- **Aim**
Transcribe the listing verbatim. Do not carry over any pictures.

- **Data extract**

--- begin ---

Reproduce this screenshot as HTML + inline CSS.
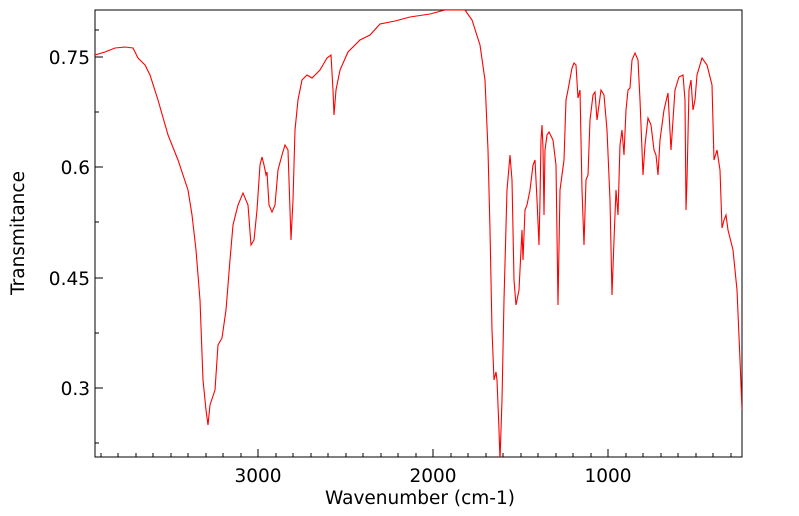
<!DOCTYPE html>
<html><head><style>body{margin:0;background:#fff}svg{display:block}text{font-family:"DejaVu Sans","Liberation Sans",sans-serif;fill:#000}</style></head><body>
<svg width="799" height="516" viewBox="0 0 799 516">
<defs><clipPath id="c"><rect x="95" y="10" width="647" height="447"/></clipPath></defs>
<g stroke="#000" stroke-width="1">
<path d="M95,10V457H742V10Z" fill="none"/>
<path d="M95,57h8M95,167h8M95,278h8M95,388h8M95,112h4M95,222h4M95,333h4M95,443h4M95,30h4"/>
<path d="M258,457v-8M433,457v-8M608,457v-8"/>
<path d="M101,457v-4M118,457v-4M136,457v-4M153,457v-4M171,457v-4M188,457v-4M206,457v-4M223,457v-4M241,457v-4M276,457v-4M293,457v-4M311,457v-4M328,457v-4M346,457v-4M363,457v-4M381,457v-4M398,457v-4M416,457v-4M451,457v-4M468,457v-4M486,457v-4M503,457v-4M521,457v-4M538,457v-4M556,457v-4M573,457v-4M591,457v-4M626,457v-4M643,457v-4M661,457v-4M678,457v-4M696,457v-4M713,457v-4M731,457v-4"/>
</g>
<g font-size="18.5" text-anchor="end"><text x="90" y="64">0.75</text><text x="90" y="174">0.6</text><text x="90" y="285">0.45</text><text x="90" y="395">0.3</text></g>
<g font-size="18.5" text-anchor="middle"><text x="258" y="482">3000</text><text x="433" y="482">2000</text><text x="608" y="482">1000</text>
<text x="420" y="504">Wavenumber (cm-1)</text>
<text transform="translate(24,233) rotate(-90)">Transmitance</text></g>
<polyline clip-path="url(#c)" fill="none" stroke="#f00" stroke-width="1.1" points="95,55 105,52 115,48 125,47 133,48 138,58 145,65 150,75 158,100 168,135 178,160 188,190 192,215 196,250 200,300 203,380 206,410 208,425 210,405 215,390 218,345 222,338 226,310 230,260 233,225 238,205 243,193 248,205 251,245 254,240 257,210 260,165 262,157 264,165 266,175 267,172 269,205 272,212 275,205 278,170 282,155 285,145 288,150 290,210 291,240 293,200 295,130 298,100 302,80 307,75 312,78 320,70 327,58 331,55 333,90 334,115 336,90 340,70 348,52 360,40 370,35 380,24 395,21 410,17 430,14 445,10 465,10 472,20 480,45 485,80 488,150 490,230 492,330 494,380 496,372 497,380 499,430 500,460 502,400 504,300 507,190 510,155 512,180 514,280 516,305 519,290 522,230 523,260 525,210 527,205 530,190 533,165 535,160 537,200 539,245 540,200 541,140 542,125 543,148 544,215 545,150 547,135 549,132 553,140 556,165 558,305 560,190 562,175 564,160 566,100 568,90 572,68 574,63 576,65 578,98 580,90 582,190 584,245 586,180 588,175 590,120 593,95 595,92 597,120 599,105 601,90 604,95 607,130 610,200 612,295 614,240 616,190 618,215 620,145 622,130 624,155 626,110 628,90 630,88 632,60 635,53 638,60 640,100 643,175 645,145 648,118 651,125 654,150 656,155 658,175 660,140 664,110 668,93 671,150 673,120 675,90 679,77 683,75 685,100 686,210 687,180 689,90 691,80 693,110 695,100 697,75 702,58 707,65 712,85 714,160 717,150 720,170 722,228 724,220 726,215 728,230 733,250 737,290 740,360 742,410"/>
</svg>
</body></html>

--- end ---

- **Expected output**
Reproduce this screenshot as HTML + inline CSS.
<!DOCTYPE html>
<html><head><style>body{margin:0;background:#fff}svg{display:block}text{font-family:"DejaVu Sans","Liberation Sans",sans-serif;fill:#000}</style></head><body>
<svg width="799" height="516" viewBox="0 0 799 516">
<defs><clipPath id="c"><rect x="95" y="10" width="647" height="447"/></clipPath></defs>
<g stroke="#000" stroke-width="1">
<path d="M95,10V457H742V10Z" fill="none"/>
<path d="M95,57h8M95,167h8M95,278h8M95,388h8M95,112h4M95,222h4M95,333h4M95,443h4M95,30h4"/>
<path d="M258,457v-8M433,457v-8M608,457v-8"/>
<path d="M101,457v-4M118,457v-4M136,457v-4M153,457v-4M171,457v-4M188,457v-4M206,457v-4M223,457v-4M241,457v-4M276,457v-4M293,457v-4M311,457v-4M328,457v-4M346,457v-4M363,457v-4M381,457v-4M398,457v-4M416,457v-4M451,457v-4M468,457v-4M486,457v-4M503,457v-4M521,457v-4M538,457v-4M556,457v-4M573,457v-4M591,457v-4M626,457v-4M643,457v-4M661,457v-4M678,457v-4M696,457v-4M713,457v-4M731,457v-4"/>
</g>
<g font-size="18.5" text-anchor="end"><text x="90" y="64">0.75</text><text x="90" y="174">0.6</text><text x="90" y="285">0.45</text><text x="90" y="395">0.3</text></g>
<g font-size="18.5" text-anchor="middle"><text x="258" y="482">3000</text><text x="433" y="482">2000</text><text x="608" y="482">1000</text>
<text x="420" y="504">Wavenumber (cm-1)</text>
<text transform="translate(24,233) rotate(-90)">Transmitance</text></g>
<polyline clip-path="url(#c)" fill="none" stroke="#f00" stroke-width="1.1" points="95,55 105,52 115,48 125,47 133,48 138,58 145,65 150,75 158,100 168,135 178,160 188,190 192,215 196,250 200,300 203,380 206,410 208,425 210,405 215,390 218,345 222,338 226,310 230,260 233,225 238,205 243,193 248,205 251,245 254,240 257,210 260,165 262,157 264,165 266,175 267,172 269,205 272,212 275,205 278,170 282,155 285,145 288,150 290,210 291,240 293,200 295,130 298,100 302,80 307,75 312,78 320,70 327,58 331,55 333,90 334,115 336,90 340,70 348,52 360,40 370,35 380,24 395,21 410,17 430,14 445,10 465,10 472,20 480,45 485,80 488,150 490,230 492,330 494,380 496,372 497,380 499,430 500,460 502,400 504,300 507,190 510,155 512,180 514,280 516,305 519,290 522,230 523,260 525,210 527,205 530,190 533,165 535,160 537,200 539,245 540,200 541,140 542,125 543,148 544,215 545,150 547,135 549,132 553,140 556,165 558,305 560,190 562,175 564,160 566,100 568,90 572,68 574,63 576,65 578,98 580,90 582,190 584,245 586,180 588,175 590,120 593,95 595,92 597,120 599,105 601,90 604,95 607,130 610,200 612,295 614,240 616,190 618,215 620,145 622,130 624,155 626,110 628,90 630,88 632,60 635,53 638,60 640,100 643,175 645,145 648,118 651,125 654,150 656,155 658,175 660,140 664,110 668,93 671,150 673,120 675,90 679,77 683,75 685,100 686,210 687,180 689,90 691,80 693,110 695,100 697,75 702,58 707,65 712,85 714,160 717,150 720,170 722,228 724,220 726,215 728,230 733,250 737,290 740,360 742,410"/>
</svg>
</body></html>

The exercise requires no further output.